Hubble Captures Brilliant Needle Galaxy Image
By Space Coast Daily // August 25, 2013
Similar To Milky Way
BREVARD COUNTY • CAPE CANAVERAL, FLORIDA – A brilliant new image of a distant spiral galaxy captured by the Hubble Space Telescope is giving astronomers a better understanding of our own Milky Way Galaxy.

The Needle Galaxy, officially called NGC 4565, was discovered in 1785 by British astronomer Sir William Herschel and is positioned about 31 million light years from Earth in the Constellation Coma Berenices.
The spiral-shaped galaxy is similar to the Milky Way, although the Needle Galaxy is only about one-third its size.
It is known as the Needle Galaxy because its long and narrow profile.

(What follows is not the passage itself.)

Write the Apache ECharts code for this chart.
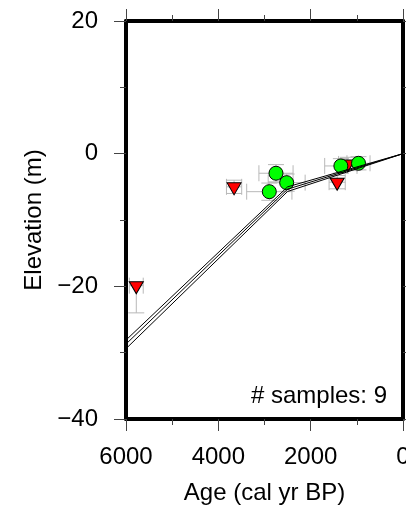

Astronomers employed Hubble’s Advanced Camera for Surveys to gather a new edge-on view of the Needle Galaxy earlier this month.
The new startling view of the Needle Galaxy has unveiled the familiar features astronomers have long known about the Milky Way.

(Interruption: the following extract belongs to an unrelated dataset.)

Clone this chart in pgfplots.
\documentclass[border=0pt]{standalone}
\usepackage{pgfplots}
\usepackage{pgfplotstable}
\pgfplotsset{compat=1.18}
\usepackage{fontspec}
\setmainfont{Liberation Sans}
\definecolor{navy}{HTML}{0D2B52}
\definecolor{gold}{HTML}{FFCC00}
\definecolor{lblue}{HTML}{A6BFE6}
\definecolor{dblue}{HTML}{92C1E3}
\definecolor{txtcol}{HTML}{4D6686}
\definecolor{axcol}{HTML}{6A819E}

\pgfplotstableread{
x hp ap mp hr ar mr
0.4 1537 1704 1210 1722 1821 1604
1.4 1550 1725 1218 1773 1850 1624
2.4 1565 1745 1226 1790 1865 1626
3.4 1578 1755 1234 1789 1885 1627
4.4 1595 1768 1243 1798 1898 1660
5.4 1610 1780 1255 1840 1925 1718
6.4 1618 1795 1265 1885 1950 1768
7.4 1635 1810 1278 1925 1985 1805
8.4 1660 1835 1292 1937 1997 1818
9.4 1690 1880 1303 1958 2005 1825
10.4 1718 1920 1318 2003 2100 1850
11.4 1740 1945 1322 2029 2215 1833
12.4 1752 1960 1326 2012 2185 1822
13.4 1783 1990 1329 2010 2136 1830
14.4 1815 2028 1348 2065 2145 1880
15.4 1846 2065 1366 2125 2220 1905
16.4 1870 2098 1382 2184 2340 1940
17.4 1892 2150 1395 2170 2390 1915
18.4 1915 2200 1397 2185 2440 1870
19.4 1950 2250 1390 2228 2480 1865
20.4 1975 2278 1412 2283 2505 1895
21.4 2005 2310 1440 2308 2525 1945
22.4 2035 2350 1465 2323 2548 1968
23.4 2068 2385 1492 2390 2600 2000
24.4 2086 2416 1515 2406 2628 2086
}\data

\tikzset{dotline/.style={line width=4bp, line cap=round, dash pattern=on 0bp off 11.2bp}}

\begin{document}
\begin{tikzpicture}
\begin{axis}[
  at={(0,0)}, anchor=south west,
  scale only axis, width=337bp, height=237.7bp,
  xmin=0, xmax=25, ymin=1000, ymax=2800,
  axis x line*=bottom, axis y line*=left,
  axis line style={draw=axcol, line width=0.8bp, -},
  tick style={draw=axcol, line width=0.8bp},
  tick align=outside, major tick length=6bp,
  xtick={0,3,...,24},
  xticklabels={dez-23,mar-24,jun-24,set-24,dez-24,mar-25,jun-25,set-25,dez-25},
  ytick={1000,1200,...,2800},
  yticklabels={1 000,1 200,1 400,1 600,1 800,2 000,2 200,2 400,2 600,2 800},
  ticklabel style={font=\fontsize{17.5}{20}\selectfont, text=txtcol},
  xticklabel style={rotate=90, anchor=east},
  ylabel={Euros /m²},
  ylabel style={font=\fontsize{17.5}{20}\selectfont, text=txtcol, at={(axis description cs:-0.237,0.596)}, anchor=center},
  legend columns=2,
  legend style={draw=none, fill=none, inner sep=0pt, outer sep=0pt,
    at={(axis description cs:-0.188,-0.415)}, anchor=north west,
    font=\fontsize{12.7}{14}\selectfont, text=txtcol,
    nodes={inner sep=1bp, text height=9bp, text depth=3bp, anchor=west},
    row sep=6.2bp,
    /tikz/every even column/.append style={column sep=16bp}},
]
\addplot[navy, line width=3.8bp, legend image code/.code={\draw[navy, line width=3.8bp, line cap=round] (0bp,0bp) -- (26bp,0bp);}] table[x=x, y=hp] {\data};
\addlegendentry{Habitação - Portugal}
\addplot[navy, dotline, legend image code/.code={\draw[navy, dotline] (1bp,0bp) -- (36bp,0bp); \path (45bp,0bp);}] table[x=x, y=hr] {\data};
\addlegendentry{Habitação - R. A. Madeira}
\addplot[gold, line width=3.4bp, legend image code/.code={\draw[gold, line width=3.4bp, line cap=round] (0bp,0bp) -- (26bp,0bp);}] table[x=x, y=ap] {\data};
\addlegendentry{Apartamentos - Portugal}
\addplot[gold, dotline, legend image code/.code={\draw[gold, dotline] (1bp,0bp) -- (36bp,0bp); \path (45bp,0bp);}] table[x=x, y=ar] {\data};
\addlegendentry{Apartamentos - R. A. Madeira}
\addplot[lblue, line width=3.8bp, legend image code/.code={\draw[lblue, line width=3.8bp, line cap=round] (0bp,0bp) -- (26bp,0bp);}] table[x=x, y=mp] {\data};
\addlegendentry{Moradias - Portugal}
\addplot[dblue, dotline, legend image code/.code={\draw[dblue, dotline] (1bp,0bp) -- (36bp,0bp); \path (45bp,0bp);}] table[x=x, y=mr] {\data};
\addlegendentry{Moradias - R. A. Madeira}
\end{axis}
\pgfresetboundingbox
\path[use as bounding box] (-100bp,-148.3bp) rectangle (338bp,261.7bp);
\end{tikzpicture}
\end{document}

Both of the galaxies contain thick dark ribbons of interstellar dust that serve to block some light that is emitted from their cores.

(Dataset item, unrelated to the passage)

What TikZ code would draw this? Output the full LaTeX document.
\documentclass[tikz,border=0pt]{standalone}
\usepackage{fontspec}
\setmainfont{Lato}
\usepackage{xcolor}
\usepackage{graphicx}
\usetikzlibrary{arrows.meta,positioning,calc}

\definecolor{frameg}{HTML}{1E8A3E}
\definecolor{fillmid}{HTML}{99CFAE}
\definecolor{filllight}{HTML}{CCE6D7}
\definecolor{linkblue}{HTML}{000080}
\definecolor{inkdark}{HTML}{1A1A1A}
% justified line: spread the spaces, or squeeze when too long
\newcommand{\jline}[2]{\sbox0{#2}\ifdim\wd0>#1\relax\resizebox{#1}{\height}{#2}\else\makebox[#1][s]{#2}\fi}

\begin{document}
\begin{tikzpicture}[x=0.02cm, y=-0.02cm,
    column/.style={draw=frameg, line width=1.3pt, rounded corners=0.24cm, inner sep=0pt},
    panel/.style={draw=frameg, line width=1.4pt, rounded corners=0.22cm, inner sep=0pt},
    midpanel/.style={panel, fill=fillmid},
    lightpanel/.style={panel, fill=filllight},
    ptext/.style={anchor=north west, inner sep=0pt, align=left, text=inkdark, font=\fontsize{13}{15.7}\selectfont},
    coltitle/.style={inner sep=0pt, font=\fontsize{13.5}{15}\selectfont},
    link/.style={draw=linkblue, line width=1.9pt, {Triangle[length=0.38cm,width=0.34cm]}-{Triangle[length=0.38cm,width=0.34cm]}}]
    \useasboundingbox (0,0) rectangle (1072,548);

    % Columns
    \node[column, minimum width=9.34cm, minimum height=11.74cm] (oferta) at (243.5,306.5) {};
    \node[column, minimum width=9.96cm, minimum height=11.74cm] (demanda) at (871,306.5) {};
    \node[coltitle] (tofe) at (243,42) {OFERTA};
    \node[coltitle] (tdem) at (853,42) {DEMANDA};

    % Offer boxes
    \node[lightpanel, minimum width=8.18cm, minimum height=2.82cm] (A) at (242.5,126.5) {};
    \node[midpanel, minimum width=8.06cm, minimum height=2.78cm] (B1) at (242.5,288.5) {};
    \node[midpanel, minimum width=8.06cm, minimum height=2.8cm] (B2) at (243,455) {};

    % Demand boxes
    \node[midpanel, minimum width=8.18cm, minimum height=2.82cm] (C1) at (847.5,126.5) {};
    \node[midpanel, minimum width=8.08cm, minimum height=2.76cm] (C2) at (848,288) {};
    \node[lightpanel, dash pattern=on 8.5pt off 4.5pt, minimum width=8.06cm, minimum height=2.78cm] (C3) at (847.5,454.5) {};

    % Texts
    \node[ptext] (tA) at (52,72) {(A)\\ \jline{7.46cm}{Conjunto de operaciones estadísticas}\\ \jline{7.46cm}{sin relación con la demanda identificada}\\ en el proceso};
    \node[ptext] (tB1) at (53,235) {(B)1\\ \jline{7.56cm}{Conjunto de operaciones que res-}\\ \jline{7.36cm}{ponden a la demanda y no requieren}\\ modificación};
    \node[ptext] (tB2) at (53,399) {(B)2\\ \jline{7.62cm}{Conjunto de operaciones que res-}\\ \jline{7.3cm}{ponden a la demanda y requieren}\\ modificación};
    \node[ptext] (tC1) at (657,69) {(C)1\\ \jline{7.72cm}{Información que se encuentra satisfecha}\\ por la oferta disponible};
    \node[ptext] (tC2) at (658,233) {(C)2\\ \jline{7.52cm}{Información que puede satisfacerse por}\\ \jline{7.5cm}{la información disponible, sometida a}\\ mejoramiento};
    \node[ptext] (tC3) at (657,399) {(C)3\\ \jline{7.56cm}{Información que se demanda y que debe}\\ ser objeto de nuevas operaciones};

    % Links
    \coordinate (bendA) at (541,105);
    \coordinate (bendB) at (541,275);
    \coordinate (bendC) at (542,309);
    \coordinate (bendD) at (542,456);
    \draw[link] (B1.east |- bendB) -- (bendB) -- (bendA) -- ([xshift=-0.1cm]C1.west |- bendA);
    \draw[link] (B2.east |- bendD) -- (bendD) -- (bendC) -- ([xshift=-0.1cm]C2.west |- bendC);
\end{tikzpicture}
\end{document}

In the new image, the Needle Galaxy’s dust lanes are plainly apparent in the lower right third of the image thanks to a contrast of intense yellow light that shines from the galaxy’s star-filled core region.
The Hubble Space Telescope was carried into orbit and released from Space Shuttle Discovery in April 1990.
A mission by the Space Shuttle Atlantis in May 2009 provided two new instruments for the telescope including the Cosmic Origins Spectrograph and the Wide Field Camera 3.
NASA and the European Space Agency manage the Hubble Space Telescope.